Secondly, heterogeneous governance strategies based on regional development differences should be implemented. Nowadays, there still exists the relative backwardness condition of older adults’ social security coverage in the central and western regions of China. Moreover, older adults usually have much lower income levels, pension insurance coverage rates, and basic medical insurance participation rates. Therefore, governments should strengthen their support for older adults in the central and western regions and give appropriate policy welfare to them in these districts. For instance, establish the minimum income guarantee system and purchase a certain amount of community services to improve the income level and life quality of old adults, thus achieving the goal of reducing carbon emissions.

Thirdly, it is necessary to increase investments in human capital through the way of improving the quality and quantity of labor resources of older adults. In order to increase older adults’ options for education and training, a flexible retirement age can be chosen to realize the growth of life expectancy. And some relevant regulations on the employment of them can be developed to encourage enterprises to eliminate age discrimination and intergenerational conflicts in the employment of older adults, thus reducing the crowding-out effect of population aging on human capital investment.

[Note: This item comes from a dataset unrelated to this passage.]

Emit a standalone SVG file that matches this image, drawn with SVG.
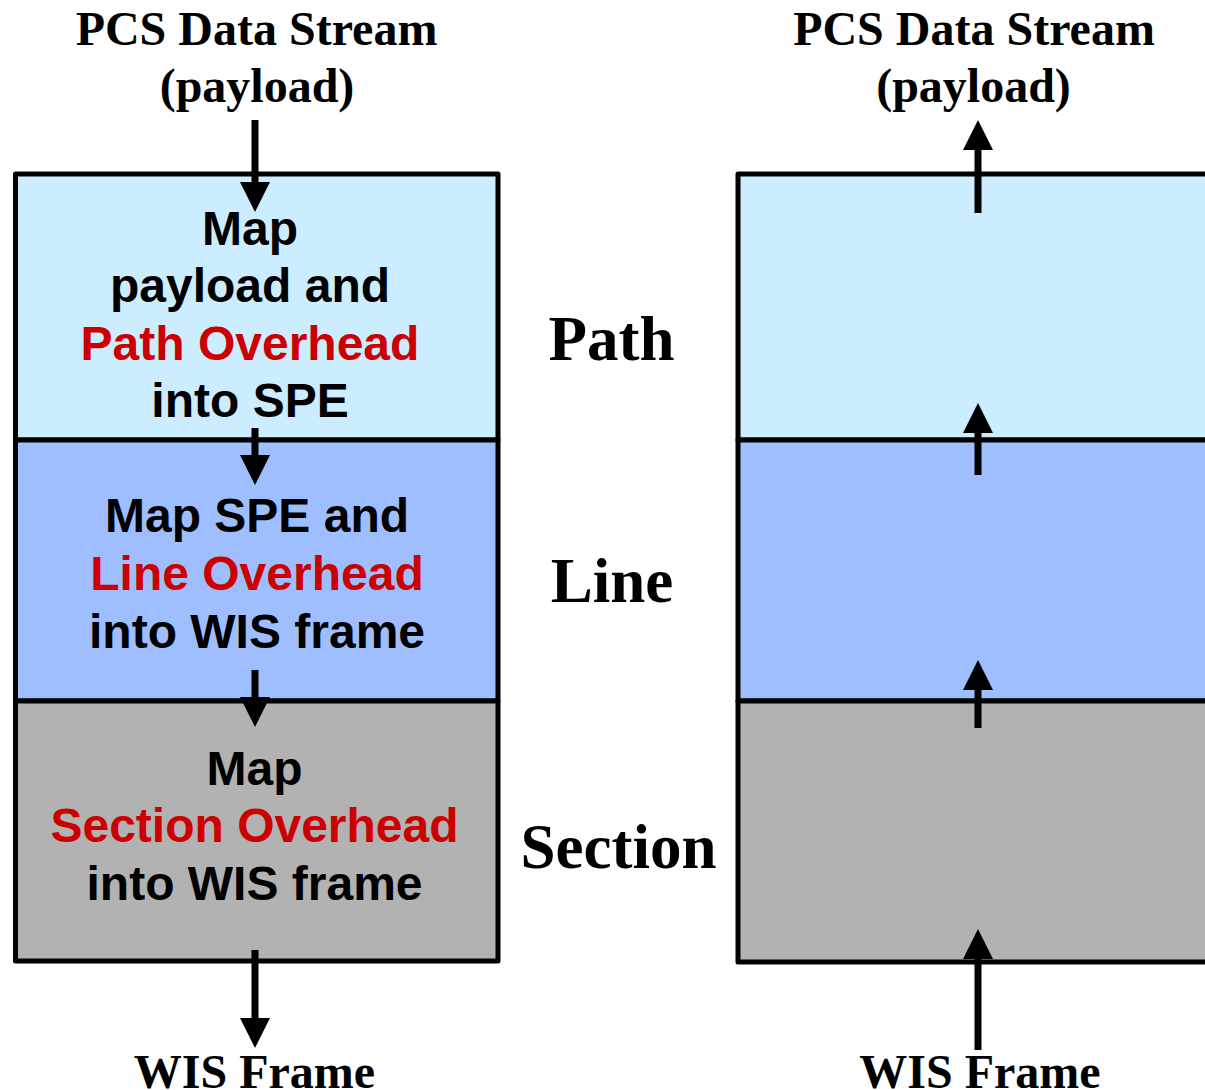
<svg xmlns="http://www.w3.org/2000/svg" width="1205" height="1090" viewBox="0 0 1205 1090">
<style>
.box{stroke:#000;stroke-width:5;stroke-linejoin:round}
.p{fill:#CCECFF}.l{fill:#9EBEFF}.s{fill:#B2B2B2}
.t{font-family:"Liberation Sans",Arial,sans-serif;font-weight:bold;font-size:48px;text-anchor:middle;fill:#000}
.r{fill:#CC0000}
.ti{font-family:"Liberation Serif","Times New Roman",serif;font-weight:bold;font-size:48px;text-anchor:middle;fill:#000}
.big{font-family:"Liberation Serif","Times New Roman",serif;font-weight:bold;font-size:63px;text-anchor:middle;fill:#000}
.c{stroke:#000;stroke-width:7;fill:none}
</style>
<defs>
<marker id="ah" markerUnits="userSpaceOnUse" markerWidth="30" markerHeight="30" refX="0" refY="15" orient="auto" viewBox="0 0 30 30">
<path d="M0,0 L30,15 L0,30 Z" fill="#000"/>
</marker>
</defs>
<g id="left-path"><rect class="box p" x="15.5" y="174" width="482.5" height="266"/></g>
<g id="left-line"><rect class="box l" x="15.5" y="440" width="482.5" height="261"/></g>
<g id="left-section"><rect class="box s" x="15.5" y="701" width="482.5" height="260"/></g>
<g id="right-path"><rect class="box p" x="738" y="174" width="480" height="266"/></g>
<g id="right-line"><rect class="box l" x="738" y="440" width="480" height="261"/></g>
<g id="right-section"><rect class="box s" x="738" y="701" width="480" height="261"/></g>
<g id="connectors">
<line class="c" x1="255" y1="120" x2="255" y2="182" marker-end="url(#ah)"/>
<line class="c" x1="255" y1="428" x2="255" y2="455" marker-end="url(#ah)"/>
<line class="c" x1="255" y1="670" x2="255" y2="697" marker-end="url(#ah)"/>
<line class="c" x1="255" y1="950" x2="255" y2="1018" marker-end="url(#ah)"/>
<line class="c" x1="978" y1="1050" x2="978" y2="959" marker-end="url(#ah)"/>
<line class="c" x1="978" y1="728" x2="978" y2="690" marker-end="url(#ah)"/>
<line class="c" x1="978" y1="475" x2="978" y2="433" marker-end="url(#ah)"/>
<line class="c" x1="978" y1="213" x2="978" y2="150" marker-end="url(#ah)"/>
</g>
<g id="labels">
<text class="ti" x="256.5" y="45">PCS Data Stream</text>
<text class="ti" x="257" y="102">(payload)</text>
<text class="ti" x="974" y="45">PCS Data Stream</text>
<text class="ti" x="973.5" y="102">(payload)</text>
<text class="ti" x="254.5" y="1088">WIS Frame</text>
<text class="ti" x="980" y="1088">WIS Frame</text>
<text class="big" x="611.5" y="360">Path</text>
<text class="big" x="612" y="602">Line</text>
<text class="big" x="618.5" y="868">Section</text>
</g>
<g id="left-path-text">
<text class="t" x="250" y="245">Map</text>
<text class="t" x="250" y="302">payload and</text>
<text class="t r" x="250" y="360">Path Overhead</text>
<text class="t" x="250" y="417">into SPE</text>
</g>
<g id="left-line-text">
<text class="t" x="257" y="532">Map SPE and</text>
<text class="t r" x="257" y="590">Line Overhead</text>
<text class="t" x="257" y="648">into WIS frame</text>
</g>
<g id="left-section-text">
<text class="t" x="254.5" y="785">Map</text>
<text class="t r" x="254.5" y="842">Section Overhead</text>
<text class="t" x="254.5" y="900">into WIS frame</text>
</g>
</svg>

Moreover, low-carbon consumption concepts and behaviors should be encouraged in the whole society. Therefore, governments should give correct guidance to citizens about the consumption patterns of social groups, including how to lessen their need for high-energy-consuming products and unnecessary daily expenses. At the same time, governments must put forward their efforts to promote energy conservation and environmental protection, encourage more environmentally friendly and low-carbon modes of transportation, and accelerate the formation of green and low-carbon lifestyles and consumption patterns for all the regions in China.

5.3. Research Limitation and Future Work

This study concentrates upon the bilateral effects of population aging, providing a theoretical reference to facilitate regional green and sustainable development. Nevertheless, there still exist certain limitations which demand to be enhanced further. For one thing, on account of data availability, the indicators we chose cannot accurately cover the various aspects of regional population aging, such as aging size, aging structure, and aging quality. Therefore, a more complicated evaluation system is preferred to enhance the practical significance of relative research. For another thing, this study focuses on the different dimensions of the effects and fails to capture various and specific paths to maintain the positive function of population aging, which will be the expanded orientation of the follow-up work.